REQUIRED WORK >>
Count how many lines of the material below have the word "drawn" and give only the number.

START

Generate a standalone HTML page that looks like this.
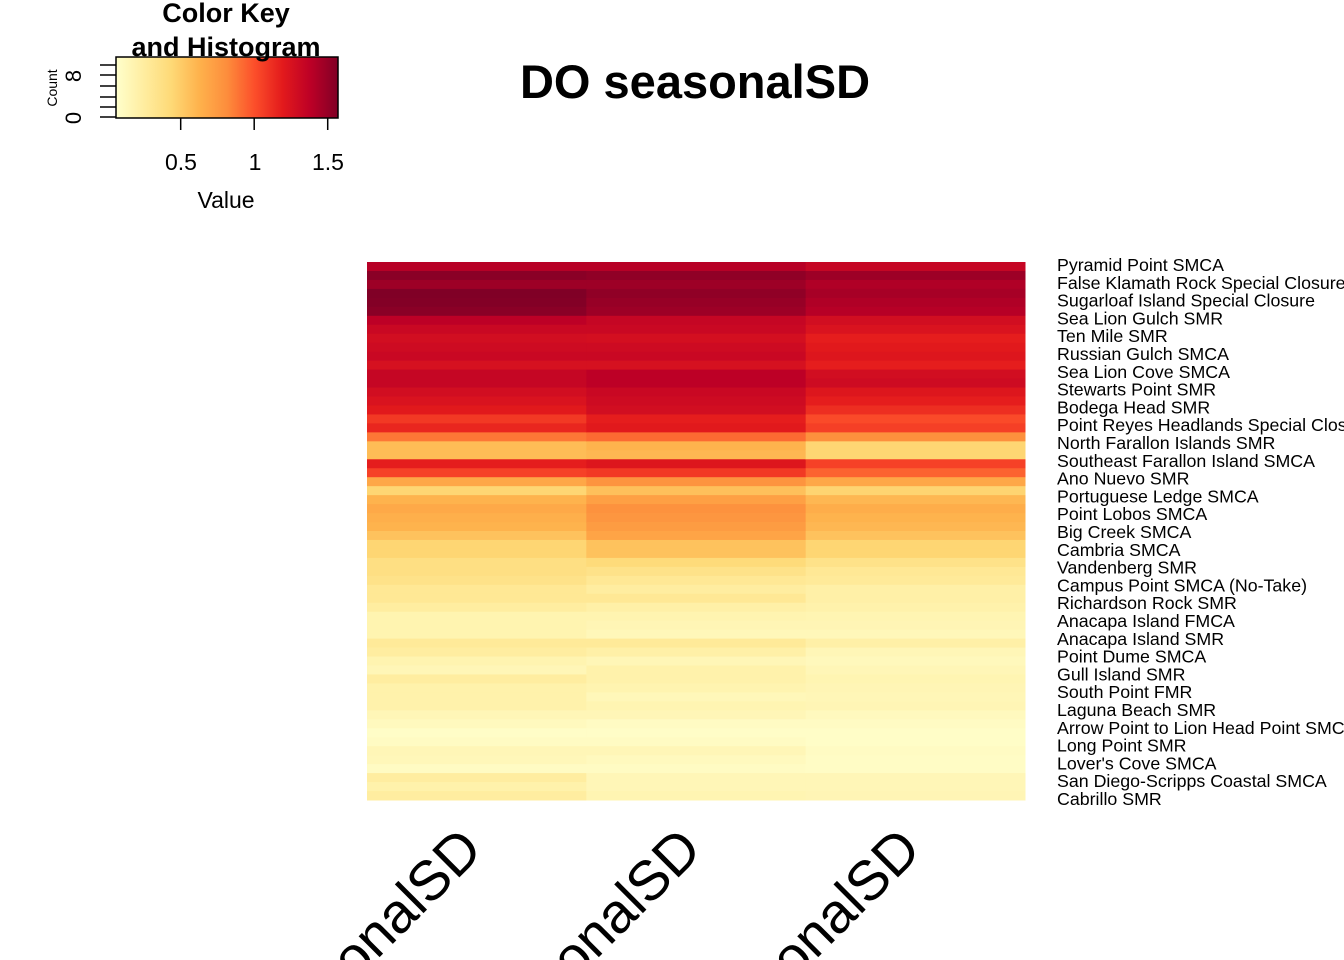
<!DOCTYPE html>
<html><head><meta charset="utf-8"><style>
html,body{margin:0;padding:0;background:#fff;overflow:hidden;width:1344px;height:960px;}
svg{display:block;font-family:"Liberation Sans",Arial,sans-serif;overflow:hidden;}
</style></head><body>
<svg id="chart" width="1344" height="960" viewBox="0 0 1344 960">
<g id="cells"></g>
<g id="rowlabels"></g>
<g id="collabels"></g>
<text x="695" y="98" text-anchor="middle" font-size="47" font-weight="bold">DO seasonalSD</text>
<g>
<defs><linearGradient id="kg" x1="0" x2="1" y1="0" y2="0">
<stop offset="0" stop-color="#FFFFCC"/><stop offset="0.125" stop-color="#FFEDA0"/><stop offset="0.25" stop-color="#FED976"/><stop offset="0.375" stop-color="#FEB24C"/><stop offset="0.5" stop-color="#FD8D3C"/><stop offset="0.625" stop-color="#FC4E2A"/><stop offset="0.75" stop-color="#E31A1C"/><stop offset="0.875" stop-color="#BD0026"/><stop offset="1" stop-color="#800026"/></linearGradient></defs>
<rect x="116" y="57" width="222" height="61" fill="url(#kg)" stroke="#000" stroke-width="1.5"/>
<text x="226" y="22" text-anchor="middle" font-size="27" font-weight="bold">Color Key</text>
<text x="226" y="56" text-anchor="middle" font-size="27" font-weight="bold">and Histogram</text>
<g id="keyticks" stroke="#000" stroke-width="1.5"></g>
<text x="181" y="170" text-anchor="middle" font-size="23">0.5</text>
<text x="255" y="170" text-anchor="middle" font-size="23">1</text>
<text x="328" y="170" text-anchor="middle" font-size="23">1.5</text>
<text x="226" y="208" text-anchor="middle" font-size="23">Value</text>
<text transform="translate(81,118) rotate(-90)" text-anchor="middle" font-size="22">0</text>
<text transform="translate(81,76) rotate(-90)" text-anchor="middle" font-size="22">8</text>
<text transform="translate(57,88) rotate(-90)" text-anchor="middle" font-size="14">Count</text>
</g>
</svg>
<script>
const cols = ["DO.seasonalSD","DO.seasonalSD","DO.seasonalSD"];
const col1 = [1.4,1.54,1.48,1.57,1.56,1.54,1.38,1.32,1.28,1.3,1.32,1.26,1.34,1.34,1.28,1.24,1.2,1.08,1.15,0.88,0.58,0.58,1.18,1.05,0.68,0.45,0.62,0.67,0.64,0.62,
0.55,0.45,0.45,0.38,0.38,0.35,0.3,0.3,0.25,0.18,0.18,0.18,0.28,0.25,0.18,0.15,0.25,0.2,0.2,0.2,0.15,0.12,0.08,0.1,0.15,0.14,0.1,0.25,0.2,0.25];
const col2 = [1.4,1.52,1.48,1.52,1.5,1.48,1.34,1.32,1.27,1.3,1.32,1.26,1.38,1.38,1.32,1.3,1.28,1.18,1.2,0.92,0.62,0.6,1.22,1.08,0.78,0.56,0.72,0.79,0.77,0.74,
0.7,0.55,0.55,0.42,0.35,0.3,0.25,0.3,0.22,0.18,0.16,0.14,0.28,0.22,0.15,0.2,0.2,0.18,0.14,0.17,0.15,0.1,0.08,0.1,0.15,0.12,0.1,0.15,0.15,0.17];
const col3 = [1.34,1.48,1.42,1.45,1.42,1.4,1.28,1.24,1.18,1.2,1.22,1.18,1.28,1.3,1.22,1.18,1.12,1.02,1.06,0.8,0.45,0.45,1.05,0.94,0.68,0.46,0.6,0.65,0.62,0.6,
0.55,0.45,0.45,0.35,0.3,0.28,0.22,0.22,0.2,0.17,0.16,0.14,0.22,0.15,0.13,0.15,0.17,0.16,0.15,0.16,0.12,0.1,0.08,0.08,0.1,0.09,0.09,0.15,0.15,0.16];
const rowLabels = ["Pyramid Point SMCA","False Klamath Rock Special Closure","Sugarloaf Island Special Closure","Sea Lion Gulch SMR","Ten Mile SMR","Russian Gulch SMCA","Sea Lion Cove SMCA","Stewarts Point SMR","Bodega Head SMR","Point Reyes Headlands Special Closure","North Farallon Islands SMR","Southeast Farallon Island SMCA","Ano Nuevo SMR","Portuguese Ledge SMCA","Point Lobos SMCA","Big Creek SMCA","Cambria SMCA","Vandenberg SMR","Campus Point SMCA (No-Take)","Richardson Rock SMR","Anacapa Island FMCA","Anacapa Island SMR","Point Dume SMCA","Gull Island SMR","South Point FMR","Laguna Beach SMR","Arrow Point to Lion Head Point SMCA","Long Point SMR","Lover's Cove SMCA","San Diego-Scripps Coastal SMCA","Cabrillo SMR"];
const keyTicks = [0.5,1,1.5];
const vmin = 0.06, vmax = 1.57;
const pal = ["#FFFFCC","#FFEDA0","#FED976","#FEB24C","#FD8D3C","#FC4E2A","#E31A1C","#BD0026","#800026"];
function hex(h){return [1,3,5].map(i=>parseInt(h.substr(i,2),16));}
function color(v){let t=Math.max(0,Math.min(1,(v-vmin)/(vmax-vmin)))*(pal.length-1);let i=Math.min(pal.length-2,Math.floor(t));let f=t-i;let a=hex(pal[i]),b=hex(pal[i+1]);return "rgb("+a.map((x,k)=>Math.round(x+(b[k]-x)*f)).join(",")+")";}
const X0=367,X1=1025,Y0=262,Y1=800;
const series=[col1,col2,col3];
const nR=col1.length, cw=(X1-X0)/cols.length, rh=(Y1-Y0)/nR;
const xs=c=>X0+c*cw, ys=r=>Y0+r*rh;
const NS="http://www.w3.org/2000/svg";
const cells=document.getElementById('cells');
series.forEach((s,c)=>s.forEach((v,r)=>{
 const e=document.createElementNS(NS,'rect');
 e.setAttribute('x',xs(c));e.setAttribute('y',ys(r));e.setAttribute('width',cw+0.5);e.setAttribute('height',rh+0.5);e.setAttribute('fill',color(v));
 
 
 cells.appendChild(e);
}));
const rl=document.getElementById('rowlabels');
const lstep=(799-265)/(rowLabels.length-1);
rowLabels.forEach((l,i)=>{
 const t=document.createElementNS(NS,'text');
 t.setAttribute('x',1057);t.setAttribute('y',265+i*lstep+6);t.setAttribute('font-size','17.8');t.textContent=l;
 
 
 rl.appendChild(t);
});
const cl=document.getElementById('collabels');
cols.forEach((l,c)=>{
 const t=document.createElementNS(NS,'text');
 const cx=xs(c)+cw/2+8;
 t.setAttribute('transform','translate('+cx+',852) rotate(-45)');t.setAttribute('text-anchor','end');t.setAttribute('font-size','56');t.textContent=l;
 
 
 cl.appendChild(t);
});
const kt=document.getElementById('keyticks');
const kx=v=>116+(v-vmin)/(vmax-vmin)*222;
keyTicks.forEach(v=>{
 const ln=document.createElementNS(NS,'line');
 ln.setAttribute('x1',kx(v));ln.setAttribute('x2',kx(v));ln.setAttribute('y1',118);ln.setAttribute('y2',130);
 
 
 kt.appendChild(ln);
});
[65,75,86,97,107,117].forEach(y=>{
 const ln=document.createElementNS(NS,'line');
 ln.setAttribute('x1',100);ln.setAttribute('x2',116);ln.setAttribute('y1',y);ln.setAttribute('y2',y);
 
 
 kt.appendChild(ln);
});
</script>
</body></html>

END
START

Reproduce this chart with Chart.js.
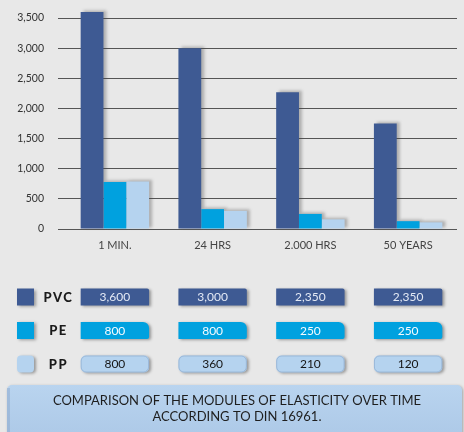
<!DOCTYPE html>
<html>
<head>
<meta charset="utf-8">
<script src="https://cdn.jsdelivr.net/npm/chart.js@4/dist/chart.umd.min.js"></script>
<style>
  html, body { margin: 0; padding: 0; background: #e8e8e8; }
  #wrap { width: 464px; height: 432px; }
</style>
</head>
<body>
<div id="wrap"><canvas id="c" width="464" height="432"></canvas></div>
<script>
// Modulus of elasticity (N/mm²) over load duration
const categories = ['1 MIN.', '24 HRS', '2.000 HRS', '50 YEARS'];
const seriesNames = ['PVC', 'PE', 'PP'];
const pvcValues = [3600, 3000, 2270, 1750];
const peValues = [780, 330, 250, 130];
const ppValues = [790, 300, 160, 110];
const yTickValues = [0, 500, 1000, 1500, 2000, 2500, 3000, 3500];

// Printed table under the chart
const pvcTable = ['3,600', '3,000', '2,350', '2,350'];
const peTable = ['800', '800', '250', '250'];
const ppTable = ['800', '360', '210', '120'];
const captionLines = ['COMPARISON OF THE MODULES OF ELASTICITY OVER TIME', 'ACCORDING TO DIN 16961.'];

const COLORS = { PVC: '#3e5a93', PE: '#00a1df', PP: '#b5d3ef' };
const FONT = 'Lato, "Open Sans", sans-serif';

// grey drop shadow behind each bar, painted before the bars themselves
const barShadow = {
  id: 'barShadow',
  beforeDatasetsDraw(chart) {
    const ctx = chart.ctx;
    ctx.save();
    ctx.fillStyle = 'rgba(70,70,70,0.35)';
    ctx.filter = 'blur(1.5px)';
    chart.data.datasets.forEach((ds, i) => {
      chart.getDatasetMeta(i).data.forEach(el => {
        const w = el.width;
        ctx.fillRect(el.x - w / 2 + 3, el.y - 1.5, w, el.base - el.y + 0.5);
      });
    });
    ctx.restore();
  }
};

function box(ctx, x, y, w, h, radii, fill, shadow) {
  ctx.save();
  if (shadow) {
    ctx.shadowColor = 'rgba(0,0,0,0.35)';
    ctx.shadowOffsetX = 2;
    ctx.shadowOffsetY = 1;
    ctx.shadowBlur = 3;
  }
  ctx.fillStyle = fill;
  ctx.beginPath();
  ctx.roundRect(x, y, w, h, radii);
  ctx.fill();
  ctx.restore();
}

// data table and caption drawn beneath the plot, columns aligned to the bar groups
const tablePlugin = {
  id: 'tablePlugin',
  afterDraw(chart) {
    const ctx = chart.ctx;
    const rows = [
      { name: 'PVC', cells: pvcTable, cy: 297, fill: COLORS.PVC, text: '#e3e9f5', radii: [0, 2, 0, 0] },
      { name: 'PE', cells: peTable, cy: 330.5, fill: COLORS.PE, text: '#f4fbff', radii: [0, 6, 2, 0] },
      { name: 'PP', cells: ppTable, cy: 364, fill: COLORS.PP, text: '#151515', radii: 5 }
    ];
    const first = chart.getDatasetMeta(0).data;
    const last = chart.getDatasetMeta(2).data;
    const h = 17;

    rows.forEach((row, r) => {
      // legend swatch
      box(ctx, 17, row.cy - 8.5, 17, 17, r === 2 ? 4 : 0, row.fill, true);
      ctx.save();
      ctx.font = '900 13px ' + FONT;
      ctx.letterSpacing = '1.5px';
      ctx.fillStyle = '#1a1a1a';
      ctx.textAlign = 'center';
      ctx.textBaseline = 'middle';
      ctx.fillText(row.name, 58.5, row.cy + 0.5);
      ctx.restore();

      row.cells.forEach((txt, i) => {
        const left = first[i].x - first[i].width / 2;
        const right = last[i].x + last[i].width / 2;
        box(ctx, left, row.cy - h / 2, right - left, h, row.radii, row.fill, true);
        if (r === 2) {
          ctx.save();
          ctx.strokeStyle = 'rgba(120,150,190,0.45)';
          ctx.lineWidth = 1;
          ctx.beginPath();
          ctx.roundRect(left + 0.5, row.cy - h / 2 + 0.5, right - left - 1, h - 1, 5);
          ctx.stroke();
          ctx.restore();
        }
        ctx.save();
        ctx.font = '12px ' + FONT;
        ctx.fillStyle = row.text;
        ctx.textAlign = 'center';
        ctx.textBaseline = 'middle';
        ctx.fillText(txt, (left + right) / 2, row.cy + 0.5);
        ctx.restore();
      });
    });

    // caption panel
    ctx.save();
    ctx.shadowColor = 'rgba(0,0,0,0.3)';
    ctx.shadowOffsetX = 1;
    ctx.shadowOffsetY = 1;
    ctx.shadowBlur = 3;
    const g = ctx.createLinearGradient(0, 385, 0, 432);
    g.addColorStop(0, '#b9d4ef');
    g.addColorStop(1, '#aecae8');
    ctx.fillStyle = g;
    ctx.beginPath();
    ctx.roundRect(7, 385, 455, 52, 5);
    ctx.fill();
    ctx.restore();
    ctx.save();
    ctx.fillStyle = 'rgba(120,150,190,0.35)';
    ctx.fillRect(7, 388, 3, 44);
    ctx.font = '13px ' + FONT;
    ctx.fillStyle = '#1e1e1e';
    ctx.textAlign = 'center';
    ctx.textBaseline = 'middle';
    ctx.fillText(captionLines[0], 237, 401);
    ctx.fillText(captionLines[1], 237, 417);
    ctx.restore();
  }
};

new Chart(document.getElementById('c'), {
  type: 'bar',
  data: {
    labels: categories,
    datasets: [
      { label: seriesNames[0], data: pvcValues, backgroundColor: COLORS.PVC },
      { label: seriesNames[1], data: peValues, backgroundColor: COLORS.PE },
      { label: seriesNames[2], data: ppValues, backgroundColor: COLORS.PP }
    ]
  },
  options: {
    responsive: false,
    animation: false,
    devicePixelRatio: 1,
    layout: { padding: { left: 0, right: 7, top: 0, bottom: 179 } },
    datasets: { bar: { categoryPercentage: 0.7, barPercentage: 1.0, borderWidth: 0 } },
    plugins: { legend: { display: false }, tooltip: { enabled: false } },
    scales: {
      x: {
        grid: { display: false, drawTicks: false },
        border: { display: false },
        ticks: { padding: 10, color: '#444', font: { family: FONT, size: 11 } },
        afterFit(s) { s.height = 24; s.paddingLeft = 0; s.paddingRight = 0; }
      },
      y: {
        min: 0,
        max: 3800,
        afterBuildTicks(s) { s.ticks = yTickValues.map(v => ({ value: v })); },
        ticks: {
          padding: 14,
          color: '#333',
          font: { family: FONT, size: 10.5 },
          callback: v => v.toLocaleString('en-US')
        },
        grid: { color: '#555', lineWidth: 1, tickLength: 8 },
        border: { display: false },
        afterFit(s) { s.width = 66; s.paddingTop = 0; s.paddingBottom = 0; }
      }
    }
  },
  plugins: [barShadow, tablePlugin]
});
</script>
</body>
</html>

END
START

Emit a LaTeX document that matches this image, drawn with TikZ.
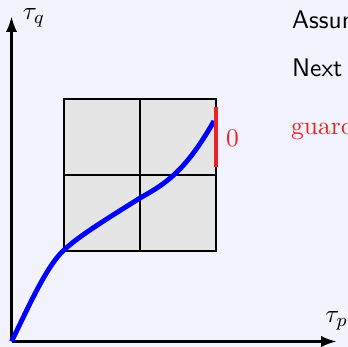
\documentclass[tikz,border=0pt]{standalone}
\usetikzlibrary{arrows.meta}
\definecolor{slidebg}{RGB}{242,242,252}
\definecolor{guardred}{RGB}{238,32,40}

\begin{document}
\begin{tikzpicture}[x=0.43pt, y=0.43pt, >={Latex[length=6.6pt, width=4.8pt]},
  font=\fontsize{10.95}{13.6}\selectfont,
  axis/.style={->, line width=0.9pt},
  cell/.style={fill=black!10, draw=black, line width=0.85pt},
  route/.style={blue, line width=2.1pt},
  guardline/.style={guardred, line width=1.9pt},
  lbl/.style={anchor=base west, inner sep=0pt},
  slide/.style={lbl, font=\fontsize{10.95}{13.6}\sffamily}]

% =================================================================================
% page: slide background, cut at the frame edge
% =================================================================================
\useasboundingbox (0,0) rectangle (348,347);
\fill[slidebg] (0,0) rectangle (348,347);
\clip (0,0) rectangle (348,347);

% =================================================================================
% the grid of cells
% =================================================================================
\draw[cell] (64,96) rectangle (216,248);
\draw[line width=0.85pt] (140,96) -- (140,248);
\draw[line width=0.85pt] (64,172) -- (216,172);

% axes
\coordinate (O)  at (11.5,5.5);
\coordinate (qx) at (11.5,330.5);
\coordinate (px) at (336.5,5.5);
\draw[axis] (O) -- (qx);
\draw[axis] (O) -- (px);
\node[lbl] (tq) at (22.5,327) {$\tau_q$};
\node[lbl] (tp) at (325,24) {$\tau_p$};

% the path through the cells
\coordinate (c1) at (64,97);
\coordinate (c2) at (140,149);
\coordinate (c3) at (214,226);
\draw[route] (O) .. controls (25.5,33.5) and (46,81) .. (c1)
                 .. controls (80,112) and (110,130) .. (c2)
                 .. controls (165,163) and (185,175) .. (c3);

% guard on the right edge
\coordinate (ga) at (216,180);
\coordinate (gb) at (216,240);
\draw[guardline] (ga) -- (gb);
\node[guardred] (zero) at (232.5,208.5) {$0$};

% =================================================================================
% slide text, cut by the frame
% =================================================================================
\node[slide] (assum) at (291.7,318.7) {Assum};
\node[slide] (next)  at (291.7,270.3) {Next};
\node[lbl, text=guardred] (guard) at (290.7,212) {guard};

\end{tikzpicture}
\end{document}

END

ANSWER TO THE EXERCISE >>
2